British telecoms companies were told last summer that they would be banned from buying the Chinese company’s 5G equipment from January 2021 and would have to remove any equipment they had already installed by 2027.
That gave companies including Vodafone and BT the opportunity to stockpile replacement equipment last year while preparing for a post-Huawei market from 2021 by signing supply contracts with Ericsson, Nokia or smaller players looking to fill the gap in the market left by the ban on the world’s largest telecoms equipment company.
Huawei Technologies, the UK operating unit, said that revenue in 2020 fell 27 per cent to £913m while operating profit, before interest and tax, dropped a quarter to £36.4m. The profit figure benefited from a £26m reduction in expenses during the period due to lower employee and travel costs.
It paid a £90m dividend to its parent company, up from £55m in 2019.

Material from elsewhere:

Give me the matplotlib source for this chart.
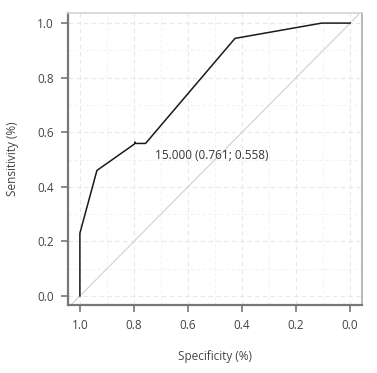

The UK business is a relatively small division of the broader Huawei business, which reported revenue rising to $137bn (£97bn) for 2020 with operating profit down to $11bn (£7.8bn) for the year.
The UK business nonetheless became a symbol of Huawei’s travails last year after the UK government performed a stunning U-turn having initially decided to allow limited use of Huawei’s 5G equipment.

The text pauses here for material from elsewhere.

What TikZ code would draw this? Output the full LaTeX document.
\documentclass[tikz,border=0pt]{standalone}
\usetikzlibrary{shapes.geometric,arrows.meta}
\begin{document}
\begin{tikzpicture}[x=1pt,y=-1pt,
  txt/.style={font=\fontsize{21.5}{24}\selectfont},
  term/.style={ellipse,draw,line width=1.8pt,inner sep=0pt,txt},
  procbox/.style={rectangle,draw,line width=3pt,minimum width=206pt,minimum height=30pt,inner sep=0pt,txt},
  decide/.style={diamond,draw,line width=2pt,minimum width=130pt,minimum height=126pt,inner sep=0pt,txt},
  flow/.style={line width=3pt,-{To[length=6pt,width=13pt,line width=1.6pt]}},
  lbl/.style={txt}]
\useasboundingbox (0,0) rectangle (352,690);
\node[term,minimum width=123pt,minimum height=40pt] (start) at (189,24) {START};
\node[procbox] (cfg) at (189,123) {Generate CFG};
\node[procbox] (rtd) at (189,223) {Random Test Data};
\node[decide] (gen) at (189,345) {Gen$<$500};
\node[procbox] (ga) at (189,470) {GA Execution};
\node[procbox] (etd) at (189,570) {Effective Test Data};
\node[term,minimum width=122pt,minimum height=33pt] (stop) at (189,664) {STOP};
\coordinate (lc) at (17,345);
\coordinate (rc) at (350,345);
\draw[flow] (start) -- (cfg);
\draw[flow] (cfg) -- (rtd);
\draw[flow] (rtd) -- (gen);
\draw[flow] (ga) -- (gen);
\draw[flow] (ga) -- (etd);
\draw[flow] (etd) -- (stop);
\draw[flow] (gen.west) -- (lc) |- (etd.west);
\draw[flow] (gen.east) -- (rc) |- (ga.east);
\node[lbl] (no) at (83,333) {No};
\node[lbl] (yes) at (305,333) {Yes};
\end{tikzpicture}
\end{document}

Britain had long been the Chinese company’s gateway to the world and Huawei had gone as far to fund a testing centre, run by Britain’s security services, to reassure the government and industry that its equipment was safe.
Lord John Browne, the former BP chief executive, stood down as chair of Huawei Technologies last year. Sir Mike Rake, the former BT chief executive, followed suit in March this year.
Huawei said: “Political decisions have not only had a real impact on our UK business, the people we employ and our customers, they will delay the 5G rollout and put Britain into the digital slow lane.”
US authorities led the charge against Huawei, putting pressure on countries across the world to stop using the company to supply equipment for critical networks. A move to stop US companies supplying Huawei meant it was not able to use software for its consumer products, such as Android-based smartphones, and struggled to source chips.
It is likely that the full impact of the UK government ban will be evident in the 2021 accounts as the block on 5G equipment kicks in. The Chinese company still has operations in the country supplying broadband equipment and has significant research resources in the country. It is persevering with a plan to build a new photonics facility outside Cambridge despite the government ban.